Im Land nur hier rituelle Begräbnisse
Jüdischer Friedhof: Anschlag ungeklärt
POTSDAM Der beißende Brandgeruch ist längst verflogen, der Ruß von den Wänden entfernt und feuerfeste Türen schützen den Raum: Ein Jahr nach dem Brandanschlag auf die Trauerhalle des jüdischen Friedhofes in Potsdam sind die äußerlichen Schandmale zwar beseitigt, doch die Erinnerung an diesen Januartag 2001, als vermutlich rechtsextreme Täter das Tor der Halle mit einem Brandsatz schwer beschädigten, ist bei vielen Gemeindemitgliedern noch präsent.
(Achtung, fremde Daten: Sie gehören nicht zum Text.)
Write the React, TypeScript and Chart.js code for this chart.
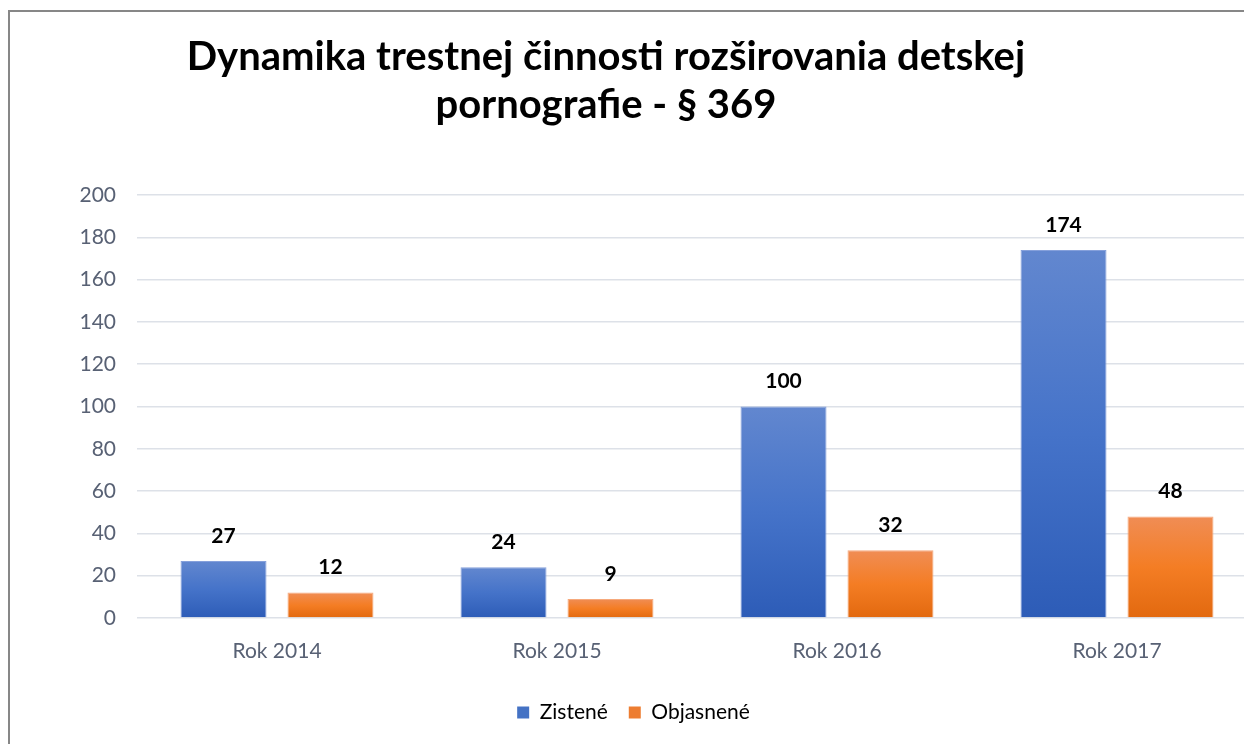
import React, { useEffect, useRef } from "react";
import { Chart, registerables } from "chart.js";

Chart.register(...registerables);

const categories = ["Rok 2014", "Rok 2015", "Rok 2016", "Rok 2017"];
const zistene = [27, 24, 100, 174];
const objasnene = [12, 9, 32, 48];
const seriesNames = ["Zistené", "Objasnené"];
const titleLines = ["Dynamika trestnej činnosti rozširovania detskej", "pornografie - § 369"];

const FONT = "Lato, 'Open Sans', sans-serif";

function makeGradient(ctx: any, stops: string[]) {
  const chart = ctx.chart;
  const area = chart.chartArea;
  if (!area || !chart.scales || !chart.scales.y || ctx.type !== "data") return stops[1];
  const y = chart.scales.y;
  const v = ctx.raw as number;
  const top = y.getPixelForValue(v);
  const bottom = y.getPixelForValue(0);
  if (!isFinite(top) || !isFinite(bottom) || bottom - top < 1) return stops[1];
  const g = chart.ctx.createLinearGradient(0, top, 0, bottom);
  g.addColorStop(0, stops[0]);
  g.addColorStop(0.5, stops[1]);
  g.addColorStop(1, stops[2]);
  return g;
}

const valueLabels = {
  id: "valueLabels",
  afterDatasetsDraw(chart: any) {
    const ctx = chart.ctx;
    ctx.save();
    ctx.font = `bold 21px ${FONT}`;
    ctx.fillStyle = "#000000";
    ctx.textAlign = "center";
    ctx.textBaseline = "middle";
    chart.data.datasets.forEach((ds: any, i: number) => {
      const meta = chart.getDatasetMeta(i);
      meta.data.forEach((el: any, j: number) => {
        ctx.fillText(String(ds.data[j]), el.x, el.y - 25);
      });
    });
    ctx.restore();
  },
};

export default function App() {
  const ref = useRef<HTMLCanvasElement | null>(null);

  useEffect(() => {
    if (!ref.current) return;
    const chart = new Chart(ref.current, {
      type: "bar",
      data: {
        labels: categories,
        datasets: [
          {
            label: seriesNames[0],
            data: zistene,
            backgroundColor: (c: any) => makeGradient(c, ["#6287cf", "#4573c9", "#2d5cb7"]),
            borderColor: "rgba(120,150,215,0.9)",
            borderWidth: 1,
            categoryPercentage: 0.764,
            barPercentage: 0.804,
          },
          {
            label: seriesNames[1],
            data: objasnene,
            backgroundColor: (c: any) => makeGradient(c, ["#f08d55", "#f47d24", "#e2690f"]),
            borderColor: "rgba(245,160,110,0.9)",
            borderWidth: 1,
            categoryPercentage: 0.764,
            barPercentage: 0.804,
          },
        ],
      },
      options: {
        animation: false,
        responsive: false,
        maintainAspectRatio: false,
        layout: { padding: { top: 183, left: 0, right: 5, bottom: 9 } },
        plugins: {
          title: { display: false },
          tooltip: { enabled: false },
          legend: {
            display: true,
            position: "bottom",
            labels: {
              boxWidth: 12,
              boxHeight: 12,
              padding: 21,
              color: "#586174",
              font: { family: FONT, size: 21 },
              generateLabels: (chart: any) =>
                chart.data.datasets.map((ds: any, i: number) => ({
                  text: ds.label,
                  fillStyle: i === 0 ? "#4472c4" : "#ed7d31",
                  strokeStyle: i === 0 ? "#4472c4" : "#ed7d31",
                  lineWidth: 0,
                  hidden: false,
                  datasetIndex: i,
                })),
            },
          },
        },
        scales: {
          x: {
            grid: { display: false, drawTicks: false },
            border: { display: false },
            ticks: {
              color: "#586174",
              font: { family: FONT, size: 21 },
              padding: 21,
            },
            afterFit: (s: any) => {
              s.height = 63;
            },
          },
          y: {
            min: 0,
            max: 200,
            grid: { color: "#dde1e8", lineWidth: 1.5, drawTicks: false },
            border: { display: false },
            ticks: {
              stepSize: 20,
              color: "#586174",
              font: { family: FONT, size: 21 },
              padding: 21,
            },
            afterFit: (s: any) => {
              s.width = 127;
            },
          },
        },
      },
      plugins: [valueLabels],
    });
    return () => chart.destroy();
  }, []);

  return (
    <div
      style={{
        position: "fixed",
        left: 0,
        top: 0,
        width: 1244,
        height: 744,
        overflow: "hidden",
        background: "#ffffff",
      }}
    >
      <div
        style={{
          position: "absolute",
          left: 8,
          top: 10,
          width: 1260,
          height: 760,
          border: "2px solid #878787",
          background: "#ffffff",
        }}
      >
        <canvas ref={ref} width={1252} height={730} style={{ display: "block", width: 1252, height: 730 }} />
      </div>
      <div
        style={{
          position: "absolute",
          left: 0,
          top: 31,
          width: 1212,
          textAlign: "center",
          fontFamily: FONT,
          fontWeight: 700,
          fontSize: 40,
          lineHeight: "48px",
          color: "#000000",
        }}
      >
        {titleLines.map((t, i) => (
          <div key={i}>{t}</div>
        ))}
      </div>
    </div>
  );
}
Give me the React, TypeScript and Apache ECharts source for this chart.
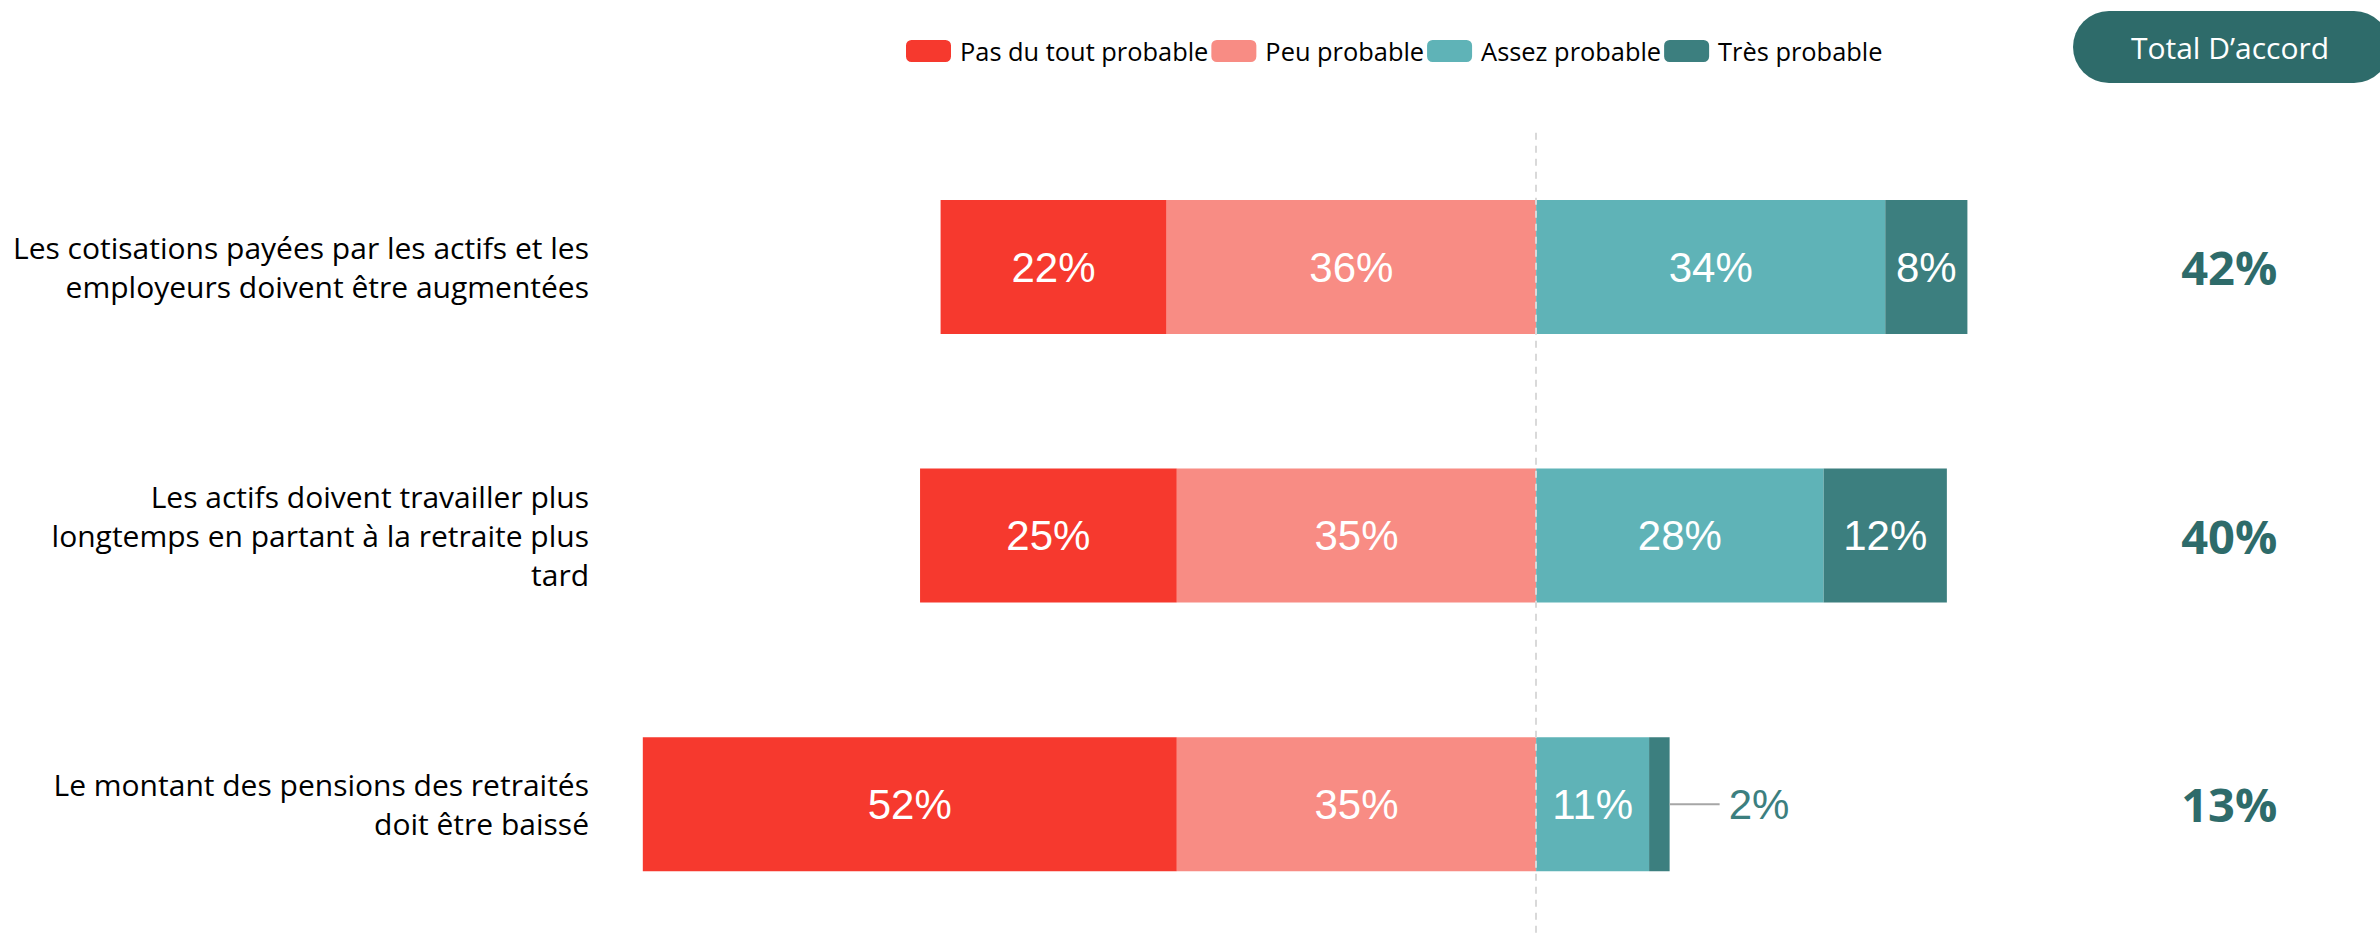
import React, { useEffect, useRef } from "react";
import * as echarts from "echarts";

const categories = [
  "Les cotisations payées par les actifs et les\nemployeurs doivent être augmentées",
  "Les actifs doivent travailler plus\nlongtemps en partant à la retraite plus\ntard",
  "Le montant des pensions des retraités\ndoit être baissé",
];
const legendNames = ["Pas du tout probable", "Peu probable", "Assez probable", "Très probable"];
const pasDuTout = [22, 25, 52];
const peu = [36, 35, 35];
const assez = [34, 28, 11];
const tres = [8, 12, 2];
const totals = [42, 40, 13];
const totalHeader = "Total D’accord";

const COLORS = {
  pasDuTout: "#F6392E",
  peu: "#F88C84",
  assez: "#5FB3B7",
  tres: "#3C7F7F",
  dark: "#2E6B6A",
};

const TOTAL_X = 67.5;
const SANS = "'Open Sans', 'Noto Sans', sans-serif";
const ARIAL = "'Liberation Sans', Arial, sans-serif";

export default function App() {
  const ref = useRef<HTMLDivElement>(null);
  useEffect(() => {
    document.body.style.margin = "0";
    const chart = echarts.init(ref.current!, null, { renderer: "svg" });

    const barLabel = {
      show: true,
      position: "inside",
      color: "#fff",
      fontSize: 42,
      fontFamily: ARIAL,
      formatter: (p: any) => Math.abs(p.value) + "%",
    };

    const mkData = (vals: number[], sign: number) =>
      vals.map((v) => {
        if (v < 4) {
          return {
            value: sign * v,
            label: {
              show: true,
              position: "right",
              distance: 0,
              formatter: "{l|}{v|" + v + "%}",
              rich: {
                l: { width: 50, height: 2, backgroundColor: "#A6A6A6" },
                v: { color: COLORS.tres, fontSize: 42, fontFamily: ARIAL, padding: [0, 0, 0, 9] },
              },
            },
          };
        }
        return sign * v;
      });

    const common = {
      type: "bar",
      stack: "total",
      barWidth: 134,
      label: barLabel,
    };

    chart.setOption({
      animation: false,
      legend: {
        data: legendNames,
        left: 906,
        top: 36,
        padding: 0,
        itemWidth: 45,
        itemHeight: 22,
        itemGap: 3,
        icon: "roundRect",
        selectedMode: false,
        textStyle: { fontSize: 25.4, fontFamily: SANS, color: "#000", lineHeight: 30, padding: [0, 0, 0, 4] },
      },
      grid: {
        left: 612,
        right: 22.4,
        top: 132.7,
        height: 805.8,
        containLabel: false,
        outerBoundsMode: "none",
      },
      xAxis: {
        type: "value",
        min: -90,
        max: 80,
        show: false,
        splitLine: { show: false },
      },
      yAxis: {
        type: "category",
        data: categories,
        inverse: true,
        axisLine: { show: false },
        axisTick: { show: false },
        axisLabel: {
          margin: 23,
          fontSize: 30,
          lineHeight: 39,
          color: "#000",
          fontFamily: SANS,
          align: "right",
        },
      },
      series: [
        { ...common, name: legendNames[1], data: mkData(peu, -1), itemStyle: { color: COLORS.peu } },
        { ...common, name: legendNames[0], data: mkData(pasDuTout, -1), itemStyle: { color: COLORS.pasDuTout } },
        {
          ...common,
          name: legendNames[2],
          data: mkData(assez, 1),
          itemStyle: { color: COLORS.assez },
        },
        {
          ...common,
          name: legendNames[3],
          data: mkData(tres, 1),
          itemStyle: { color: COLORS.tres },
          markLine: {
            silent: true,
            symbol: ["none", "none"],
            label: { show: false },
            lineStyle: { type: [7, 6], color: "#D9D9D9", width: 2 },
            data: [{ xAxis: 0 }],
            z: 10,
          },
        },
        {
          type: "scatter",
          name: "totals",
          symbolSize: 1,
          itemStyle: { color: "rgba(0,0,0,0)", opacity: 1 },
          data: totals.map((t, i) => [TOTAL_X, i, t]),
          label: {
            show: true,
            position: "inside",
            formatter: (p: any) => p.value[2] + "%",
            fontSize: 47,
            fontWeight: "bold",
            fontFamily: SANS,
            color: COLORS.dark,
          },
        },
      ],
      graphic: [
        {
          type: "rect",
          shape: { x: 2073, y: 11, width: 317, height: 72, r: 36 },
          style: { fill: COLORS.dark },
        },
        {
          type: "text",
          x: 2230,
          y: 47,
          style: {
            text: totalHeader,
            fill: "#fff",
            fontSize: 30,
            fontFamily: SANS,
            align: "center",
            verticalAlign: "middle",
          },
        },
      ],
    });
    return () => chart.dispose();
  }, []);
  return <div ref={ref} style={{ width: 2380, height: 933 }} />;
}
“Allerdings wird die Angst vor weiteren Anschlägen verdrängt durch aktuelle Probleme”, sagt der Vorsitzende der Jüdischen Gemeinde in Potsdam, Nikolai Epchteine.
Noch keine Synagoge
So habe die Gemeinde mit mehr als 350 Mitgliedern noch immer keine Synagoge und es gebe weiter keinen Staatsvertrag zwischen der Jüdischen Gemeinde Brandenburg und der Landesregierung. “Nur mit einem solchen Staatsvertrag könnten wir finanzielle Sicherheit für unsere Arbeit bekommen”, betont Epchteine. Vor lauter Geldmangel weiß die Potsdamer Gemeinde nach seinen Worten beispielsweise nicht, wie sie die Miete für ihr Kulturzentrum zahlen soll und wie den Mitgliedern durch mehr Sozialarbeiter stärkere Hilfe bei der Integration geboten werden kann. “Die Stadt weiß um diese Probleme und will uns helfen, aber die Verhandlungen laufen langsam.
Friedhof gehört nicht der Potsdamer Gemeinde
Und dann ist da noch das Problem mit eben dem Friedhof, der vor einem Jahr auf so erschreckende Weise geschändet wurde. Denn der gehört laut Epchteine nicht der Potsdamer Gemeinde, sondern dem Landesverband. “Dabei ist ein Friedhof das wichtigste Zeichen dafür, dass eine Gemeinde existiert, noch vor der Synagoge.
Wie eine Übertragung an die Gemeinde möglich ist, könne er allerdings nicht sagen. “Sie wäre aber sehr wichtig für uns.
Der Friedhof ist den Angaben nach der einzige unter den rund 60 jüdischen Friedhöfen im Land, auf dem rituelle Beerdigungen möglich sind. Deshalb sei diese feige und heimtückische Tat besonders perfide, sagte damals die beim Anblick der beschädigten Holztür erschütterte Kulturministerin Johanna Wanka (CDU). Es war für sie daher selbstverständlich, unbürokratisch zu helfen.
Gemeinsam mit der Stadt hatte das Land die Kosten von 13 293 Euro (26 000 Mark) für die Reinigung der Halle und eine neue Brandschutztür übernommen.
“Die Jüdische Gemeinde hat weiterhin die volle Unterstützung durch das Land”, versicherte Wanka. Nach Meinung von Epchteine erhält die Gemeinde im Kampf gegen antisemitische Übergriffe alle notwendige Hilfe von Land und Stadt. “Wir fühlen uns relativ sicher, aber alle gesellschaftlichen Kräfte müssen sich dafür engagieren, dass keine rassistischen Anschläge auf Personen oder Objekte geschehen.” Die Suche nach den Tätern vom 8. Januar 2001 dauert unterdessen an. “Es gibt aber noch keine neuen Erkenntnisse”, sagte der Sprecher der Bundesanwaltschaft, Hartmut Schneider.
Begräbnisstätte mit langer Tradition
Der jüdische Friedhof am Potsdamer Pfingstberg, der im 18. und 19. Jahrhundert noch Judenberg hieß, hat eine lange Tradition: Bereits 1743 fand dort die erste Beerdigung statt. In der Pogromnacht von 1938 plünderten Nazis die 1910/1911 errichtete Trauerhalle und versuchten, das benachbarte Wärterhaus anzuzünden.
Zu DDR-Zeiten verfiel die Friedhofsanlage nach und nach — die Trauerhalle diente zeitweise als Sarglager. In den 90er Jahren wurden Gebäude und Gelände in Stand gesetzt.